When an e.g. mp3 file is stored in the static area, the mime-type might be resolved via ns_guesstype, maybe coming up with a forth variant...

actually, while iana recommends for mp3 audio/mpeg, mac OS X returns "audio/mpg", what i have used in the statement above. the mess is actually a real word mess.

so, for delivery, a unique mapping would be good. This could be achieved e.g. via

  • a unique constraint in the DB + a mapping table for incoming files that maps different incoming mime-types to a canonical, or
  • using ns_guesstype always for delivery, no matter what the stored mime_type is.

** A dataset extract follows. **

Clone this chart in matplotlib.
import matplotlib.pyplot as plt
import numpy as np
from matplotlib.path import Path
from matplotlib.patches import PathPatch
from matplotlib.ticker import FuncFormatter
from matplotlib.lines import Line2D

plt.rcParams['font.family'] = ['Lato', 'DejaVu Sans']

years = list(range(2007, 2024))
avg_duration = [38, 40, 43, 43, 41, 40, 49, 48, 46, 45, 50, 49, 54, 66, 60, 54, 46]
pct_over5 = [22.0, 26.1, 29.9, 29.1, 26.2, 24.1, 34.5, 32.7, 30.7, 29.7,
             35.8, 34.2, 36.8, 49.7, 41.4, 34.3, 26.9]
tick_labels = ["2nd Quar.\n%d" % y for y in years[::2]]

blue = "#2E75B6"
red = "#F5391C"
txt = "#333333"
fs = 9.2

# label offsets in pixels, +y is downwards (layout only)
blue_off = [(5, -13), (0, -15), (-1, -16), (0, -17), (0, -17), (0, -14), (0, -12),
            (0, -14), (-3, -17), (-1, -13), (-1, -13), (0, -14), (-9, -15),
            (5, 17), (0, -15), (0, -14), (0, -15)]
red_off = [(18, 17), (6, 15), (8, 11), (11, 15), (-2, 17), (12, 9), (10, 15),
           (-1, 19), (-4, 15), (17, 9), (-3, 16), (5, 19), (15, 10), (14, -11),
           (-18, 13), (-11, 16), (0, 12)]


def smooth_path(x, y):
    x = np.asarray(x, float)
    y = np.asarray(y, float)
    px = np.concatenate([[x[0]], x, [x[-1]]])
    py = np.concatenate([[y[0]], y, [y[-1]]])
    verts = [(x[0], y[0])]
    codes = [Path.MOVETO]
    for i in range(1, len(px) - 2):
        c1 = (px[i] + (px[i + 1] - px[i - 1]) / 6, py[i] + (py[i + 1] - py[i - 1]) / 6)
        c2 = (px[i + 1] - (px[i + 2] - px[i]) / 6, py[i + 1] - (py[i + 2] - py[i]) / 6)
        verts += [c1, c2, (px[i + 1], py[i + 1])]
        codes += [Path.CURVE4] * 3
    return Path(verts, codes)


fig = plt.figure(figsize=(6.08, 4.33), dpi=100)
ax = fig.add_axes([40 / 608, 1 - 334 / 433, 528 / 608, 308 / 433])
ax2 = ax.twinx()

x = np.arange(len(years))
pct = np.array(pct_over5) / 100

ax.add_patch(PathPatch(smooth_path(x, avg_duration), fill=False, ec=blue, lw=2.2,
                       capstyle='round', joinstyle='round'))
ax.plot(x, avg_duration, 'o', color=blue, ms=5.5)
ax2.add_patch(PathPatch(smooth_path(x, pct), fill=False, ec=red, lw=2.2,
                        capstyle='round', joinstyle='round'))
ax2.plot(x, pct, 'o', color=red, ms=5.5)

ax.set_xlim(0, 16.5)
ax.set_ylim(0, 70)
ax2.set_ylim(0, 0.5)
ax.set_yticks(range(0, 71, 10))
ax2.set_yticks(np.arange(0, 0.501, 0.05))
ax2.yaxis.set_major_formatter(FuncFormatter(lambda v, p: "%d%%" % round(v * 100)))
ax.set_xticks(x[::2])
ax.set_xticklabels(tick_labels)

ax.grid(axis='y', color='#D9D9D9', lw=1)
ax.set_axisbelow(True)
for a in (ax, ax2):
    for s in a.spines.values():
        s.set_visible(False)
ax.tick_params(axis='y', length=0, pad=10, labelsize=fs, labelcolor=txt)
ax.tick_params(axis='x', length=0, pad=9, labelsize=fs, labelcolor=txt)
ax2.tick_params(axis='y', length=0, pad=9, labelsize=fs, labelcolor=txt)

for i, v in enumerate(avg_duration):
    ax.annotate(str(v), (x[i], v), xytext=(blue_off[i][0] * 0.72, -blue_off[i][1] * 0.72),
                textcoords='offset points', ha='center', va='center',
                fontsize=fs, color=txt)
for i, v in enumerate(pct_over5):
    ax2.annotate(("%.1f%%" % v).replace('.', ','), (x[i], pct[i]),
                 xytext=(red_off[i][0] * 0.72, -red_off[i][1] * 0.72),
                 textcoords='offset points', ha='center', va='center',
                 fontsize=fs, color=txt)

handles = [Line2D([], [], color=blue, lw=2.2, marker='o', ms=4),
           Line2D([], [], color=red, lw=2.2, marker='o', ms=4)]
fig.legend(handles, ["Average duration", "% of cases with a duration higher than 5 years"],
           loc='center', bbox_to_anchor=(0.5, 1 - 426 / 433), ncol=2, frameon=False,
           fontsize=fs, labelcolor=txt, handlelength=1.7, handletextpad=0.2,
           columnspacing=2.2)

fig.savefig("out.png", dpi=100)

The mess is not yet to big. we have multiple mime_types for .mp3, .cdf and .wav

     4 | mp3
     2 | cdf
     2 | wav

i think they can be standardized:

  • mp3:
    • we have: audio/x-mpeg, audio/mp3, audio/mpg, audio/mpeg
    • IANA: audio/mpeg, Apache: audio/mpeg, mac: file -i audio/mpg
  • wav:
      we have: audio/x-wav, audio/wav
    • Apache: audio/x-wav, mac: file -i audio/x-wav
  • cdf
    • we have: application/x-cdf, application/x-netcdf
    • Apache: application/x-netcdf

The only problem seems to be mp3, where indeed multiple ideas exist, trend towards audio/mpeg. I would say that handling this case in the file upload form via a configured ns_guesstype should be the way to go...

Collapse
Posted by Jon Griffin on
It also appears that some pdf files also have the problem.
I am not sure how firefox determines the mime type, but I am getting a CR error when uploading .pdf, the sql shows:

application/unknown

which isn't in the table.

Collapse
Posted by Alfred Werner on
Import /usr/share/mime/globs ? Might be a different place on debian family, but that is the RH family default location.